In other words, most people seem to think their governments are doing a good job of trying to prevent the flu, but they are reluctant to take any personal responsibility.
It’s not a particularly rational position.
There is a sense that the H1N1 flu threat has been overblown—particularly when compared to past pandemics such as the 1918 Spanish influenza. While Canadian officials have been warning us for most of the year, so far we have witnessed less than 100 confirmed deaths. Compared to a typical flu season, this is a very modest toll.
A disconnect between the hard sell from health authorities and the absence of panic in the streets likely explains Canadians’ reluctance to line up for the vaccine. As well, a few well publicized, if extremely rare, complications have given ammunition to vaccine critics and scaremongers. As a result the status quo has been maintained. Despite the heightened risk and additional attention associated with H1N1, the recent 36 per cent poll figure is nearly identical to the 34 per cent of Canadians who bother to get their seasonal flu vaccinations on an annual basis.
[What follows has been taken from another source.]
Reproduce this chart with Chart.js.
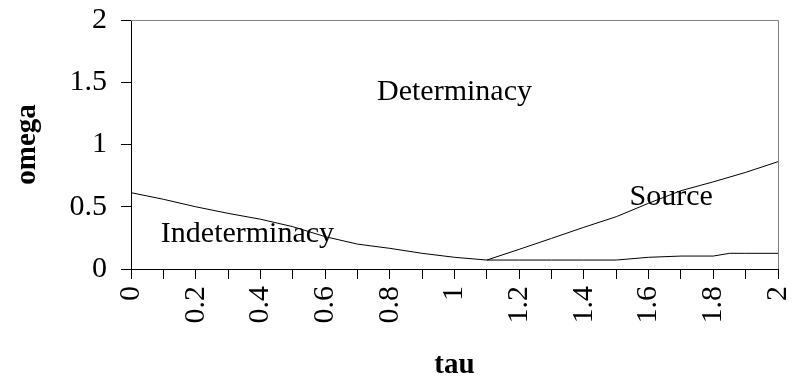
<!DOCTYPE html>
<html>
<head>
<meta charset="utf-8">
<script src="https://cdn.jsdelivr.net/npm/chart.js@4/dist/chart.umd.min.js"></script>
<style>
  html, body { margin: 0; padding: 0; background: #fff; }
  #wrap { width: 792px; height: 383px; }
</style>
</head>
<body>
<div id="wrap"><canvas id="grafico" width="792" height="383"></canvas></div>
<script>
// frontera indeterminacy / determinacy
const tauIndet = [0, 0.1, 0.2, 0.3, 0.4, 0.5, 0.6, 0.7, 0.8, 0.9, 1.0, 1.1];
const omegaIndet = [0.613, 0.56, 0.50, 0.447, 0.40, 0.34, 0.26, 0.20, 0.166, 0.126, 0.094, 0.072];

// frontera source (arriba)
const tauSource = [1.1, 1.2, 1.3, 1.4, 1.5, 1.6, 1.7, 1.8, 1.9, 2.0];
const omegaSource = [0.072, 0.158, 0.246, 0.335, 0.42, 0.528, 0.629, 0.70, 0.776, 0.862];

// frontera source (abajo)
const tauBajo = [1.1, 1.2, 1.3, 1.4, 1.5, 1.6, 1.7, 1.8, 1.85, 1.9, 2.0];
const omegaBajo = [0.072, 0.072, 0.072, 0.072, 0.072, 0.094, 0.104, 0.104, 0.126, 0.126, 0.126];

const etiquetas = ['Determinacy', 'Source', 'Indeterminacy'];
const etiquetaTau = [1.0, 1.67, 0.36];
const etiquetaOmega = [1.42, 0.58, 0.28];

const fuente = "'Liberation Serif', 'DejaVu Serif', serif";

const puntos = (xs, ys) => xs.map((x, i) => ({ x: x, y: ys[i] }));

const serie = (xs, ys) => ({
  data: puntos(xs, ys),
  showLine: true,
  borderColor: '#000',
  borderWidth: 1,
  pointRadius: 0,
  tension: 0,
  fill: false
});

// marco gris arriba y derecha + textos de regiones
const marcoYTextos = {
  id: 'marcoYTextos',
  afterDatasetsDraw (chart) {
    const ctx = chart.ctx;
    const a = chart.chartArea;
    ctx.save();
    ctx.strokeStyle = '#808080';
    ctx.lineWidth = 1;
    ctx.beginPath();
    ctx.moveTo(a.left, a.top + 0.5);
    ctx.lineTo(a.right + 0.5, a.top + 0.5);
    ctx.lineTo(a.right + 0.5, a.bottom);
    ctx.stroke();

    ctx.fillStyle = '#000';
    ctx.font = '30px ' + fuente;
    ctx.textAlign = 'center';
    ctx.textBaseline = 'middle';
    for (let i = 0; i < etiquetas.length; i++) {
      const px = chart.scales.x.getPixelForValue(etiquetaTau[i]);
      const py = chart.scales.y.getPixelForValue(etiquetaOmega[i]);
      ctx.fillText(etiquetas[i], px, py);
    }
    ctx.restore();
  }
};

const chart = new Chart(document.getElementById('grafico'), {
  type: 'scatter',
  data: {
    datasets: [
      serie(tauIndet, omegaIndet),
      serie(tauSource, omegaSource),
      serie(tauBajo, omegaBajo)
    ]
  },
  options: {
    responsive: false,
    animation: false,
    layout: { padding: { left: 0, right: 14, top: 20, bottom: 0 } },
    plugins: { legend: { display: false }, tooltip: { enabled: false } },
    scales: {
      x: {
        type: 'linear',
        min: 0,
        max: 2,
        afterFit: (s) => { s.height = 114; s.paddingLeft = 0; s.paddingRight = 0; },
        ticks: {
          stepSize: 0.1,
          autoSkip: false,
          minRotation: 90,
          maxRotation: 90,
          color: '#000',
          font: { family: fuente, size: 30 },
          padding: 7,
          callback: (v) => {
            const n = Math.round(v * 10);
            return n % 2 === 0 ? String(n / 10) : '';
          }
        },
        grid: { display: true, drawOnChartArea: false, drawTicks: true, tickLength: 10, color: '#000' },
        border: { display: true, color: '#000', width: 1 },
        title: { display: true, text: 'tau', color: '#000', font: { family: fuente, size: 29, weight: 'bold' }, padding: { top: 0, bottom: 0 } }
      },
      y: {
        min: 0,
        max: 2,
        afterFit: (s) => { s.width = 131; s.paddingTop = 0; s.paddingBottom = 0; },
        ticks: {
          stepSize: 0.5,
          color: '#000',
          font: { family: fuente, size: 30 },
          padding: 14,
          callback: (v) => String(v)
        },
        grid: { display: true, drawOnChartArea: false, drawTicks: true, tickLength: 10, color: '#000' },
        border: { display: true, color: '#000', width: 1 },
        title: { display: true, text: 'omega', color: '#000', font: { family: fuente, size: 29, weight: 'bold' }, padding: { top: 10, bottom: 0 } }
      }
    }
  },
  plugins: [marcoYTextos]
});
</script>
</body>
</html>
This apparent sense of complacency is greatly misplaced. Science and public health management have made great strides in identifying and containing modern flu threats, which has reduced the frequency and severity of outbreaks. However, the underlying risk of a global pandemic has not been eliminated. And these efforts still require broad public participation to succeed. Any amount of government preparation will be for naught if citizens refuse to co-operate because of superstition or ignorance.
In the coming weeks, Canadians will have to make up their own minds about H1N1. We would encourage everyone to get informed and think carefully. H1N1 has the potential to become a global pandemic. Governments have taken the appropriate precautions. Will the rest of us do the same?